Tired Isn't the Enemy—It's the Environment
Waiting to "feel ready" is a trap. Great founders don't wait for clarity—they build through the fog.
Energy fluctuates. Discipline remains constant.
You don't need to feel 100%. You need repeatable systems. You don't need motivation—you need momentum that carries you through the low points. You don't need inspiration—you need processes that work regardless of how you feel.
The Exhausted Builder's Playbook
Micro Sprints: Work in 25-minute focused blocks. Prioritize output over perfection. A tired mind can sustain intense focus for short bursts better than marathon sessions.
Minimum Viable Progress: Define what "done" looks like today. Hit that benchmark and rest. Progress compounds, even in small increments.
Ruthless Triage: Eighty percent of your calendar is optional. Cut anything that doesn't directly ship product or generate revenue. Protect your limited energy for what matters most.
Energy-Aware Scheduling: Schedule deep work during your natural peak hours.

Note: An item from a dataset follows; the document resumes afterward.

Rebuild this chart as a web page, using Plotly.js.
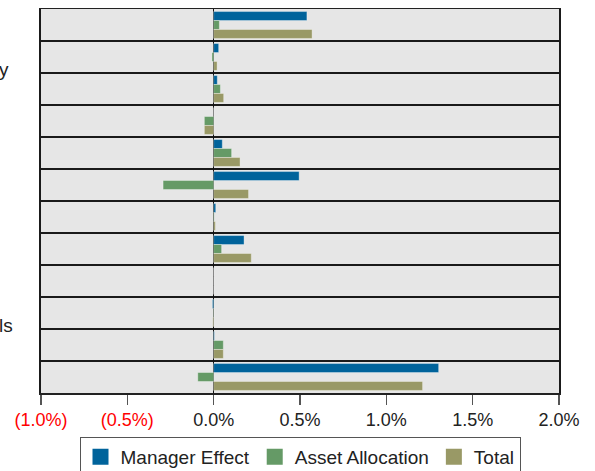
<!DOCTYPE html>
<html>
<head>
<meta charset="utf-8">
<script src="https://cdn.plot.ly/plotly-3.0.1.min.js"></script>
<style>html,body{margin:0;padding:0;background:#fff;}#chart{width:595px;height:471px;}</style>
</head>
<body>
<div id="chart"></div>
<script>
// Category rows (labels are cropped off in the reference; only fragments are visible)
const categories = ["C1","C2","C3","C4","C5","C6","C7","C8","C9","C10","C11","C12"];
const managerEffect   = [0.54, 0.029, 0.021, 0.0, 0.05, 0.495, 0.012, 0.176, 0.0, -0.007, 0.004, 1.303];
const assetAllocation = [0.033, -0.01, 0.039, -0.054, 0.104, -0.293, 0.003, 0.046, 0.0, 0.002, 0.056, -0.092];
const total           = [0.57, 0.02, 0.058, -0.054, 0.153, 0.202, 0.01, 0.218, 0.0, -0.005, 0.056, 1.21];
const seriesNames = ["Manager Effect", "Asset Allocation", "Total"];
const tickVals = [-1.0, -0.5, 0.0, 0.5, 1.0, 1.5, 2.0];
const tickText = ['<span style="color:#ff0000">(1.0%)</span>', '<span style="color:#ff0000">(0.5%)</span>', "0.0%", "0.5%", "1.0%", "1.5%", "2.0%"];
const visibleLabelFragments = ["y", "ls"];

const colors = ["#00639b", "#659a66", "#999966"];
const seriesData = [managerEffect, assetAllocation, total];

const traces = seriesData.map((vals, i) => ({
  type: "bar",
  orientation: "h",
  name: seriesNames[i],
  y: categories,
  x: vals,
  showlegend: false,
  marker: {color: colors[i], line: {color: "rgba(255,255,255,0.35)", width: 1}},
  hoverinfo: "x+name"
}));
// legend entries with larger square swatches
seriesNames.forEach((nm, i) => {
  traces.push({
    type: "scatter", mode: "markers", name: nm,
    x: [null], y: [null],
    marker: {symbol: "square", size: 16, color: colors[i]},
    showlegend: true, hoverinfo: "skip"
  });
});

const layout = {
  width: 595, height: 471,
  margin: {l: 41, r: 36, t: 9, b: 78, autoexpand: false},
  paper_bgcolor: "#ffffff",
  plot_bgcolor: "#e6e6e6",
  barmode: "group",
  bargap: 0.16,
  bargroupgap: 0,
  font: {family: "Liberation Sans, Arial, sans-serif", size: 18, color: "#222"},
  xaxis: {
    range: [-1.0, 2.0],
    tickvals: tickVals,
    ticktext: tickText,
    showgrid: false,
    zeroline: true, zerolinecolor: "#111", zerolinewidth: 1.5,
    showline: true, linecolor: "#222", linewidth: 1.5, mirror: true,
    ticks: "outside", ticklen: 10, tickwidth: 1.5, tickcolor: "#555",
    tickfont: {size: 18, color: "#222"},
    automargin: false,
    fixedrange: true
  },
  yaxis: {
    type: "category",
    autorange: "reversed",
    showticklabels: false,
    tickson: "boundaries",
    ticks: "",
    showgrid: true, gridcolor: "#1a1a1a", gridwidth: 1.5,
    showline: true, linecolor: "#1a1a1a", linewidth: 2, mirror: true,
    automargin: false,
    fixedrange: true
  },
  showlegend: true,
  legend: {
    orientation: "h",
    x: 0.5, xanchor: "center",
    y: -0.114, yanchor: "top",
    bordercolor: "#555", borderwidth: 1,
    font: {size: 19, color: "#222"},
    traceorder: "normal",
    itemwidth: 30
  },
  annotations: [
    {xref: "paper", yref: "paper", x: -0.085, y: 0.842, xanchor: "left", yanchor: "middle",
     text: visibleLabelFragments[0], showarrow: false, font: {size: 19, color: "#222"}},
    {xref: "paper", yref: "paper", x: -0.085, y: 0.175, xanchor: "left", yanchor: "middle",
     text: visibleLabelFragments[1], showarrow: false, font: {size: 19, color: "#222"}}
  ]
};

Plotly.newPlot("chart", traces, layout, {displayModeBar: false, staticPlot: true});
</script>
</body>
</html>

Handle administrative tasks when you're mentally drained but still functional.

The Mindset That Sustains Forward Motion
Done beats perfect, especially when operating at reduced capacity. Shipped products can be improved; perfect products stuck in development help no one.
You can slow down without stopping. Continuity matters more than speed. A sustainable pace prevents complete burnout while maintaining progress.
Rest is strategic, not earned. Recovery isn't a reward for hard work—it's an investment in your next sprint. Plan recovery deliberately.
What You Build in Exhaustion, You Own in Clarity
Hard days force you to strip away everything except what truly matters.
No fluff. No ego projects. Just essential decisions, clear direction, and meaningful movement forward.
The skills you develop building while tired—ruthless prioritization, systems thinking, momentum maintenance—become permanent competitive advantages when you're operating at full capacity.
The Dangerous Builder
Building while tired doesn't make you weak—it makes you dangerous.
Because while others stop when depleted, you've learned to keep moving. While competitors wait for perfect conditions, you're shipping and learning. While markets shift and opportunities disappear, you're still in the game.
Most people have never tested their ability to create under pressure. You're developing that muscle deliberately.
The founder who can build while tired can build anytime.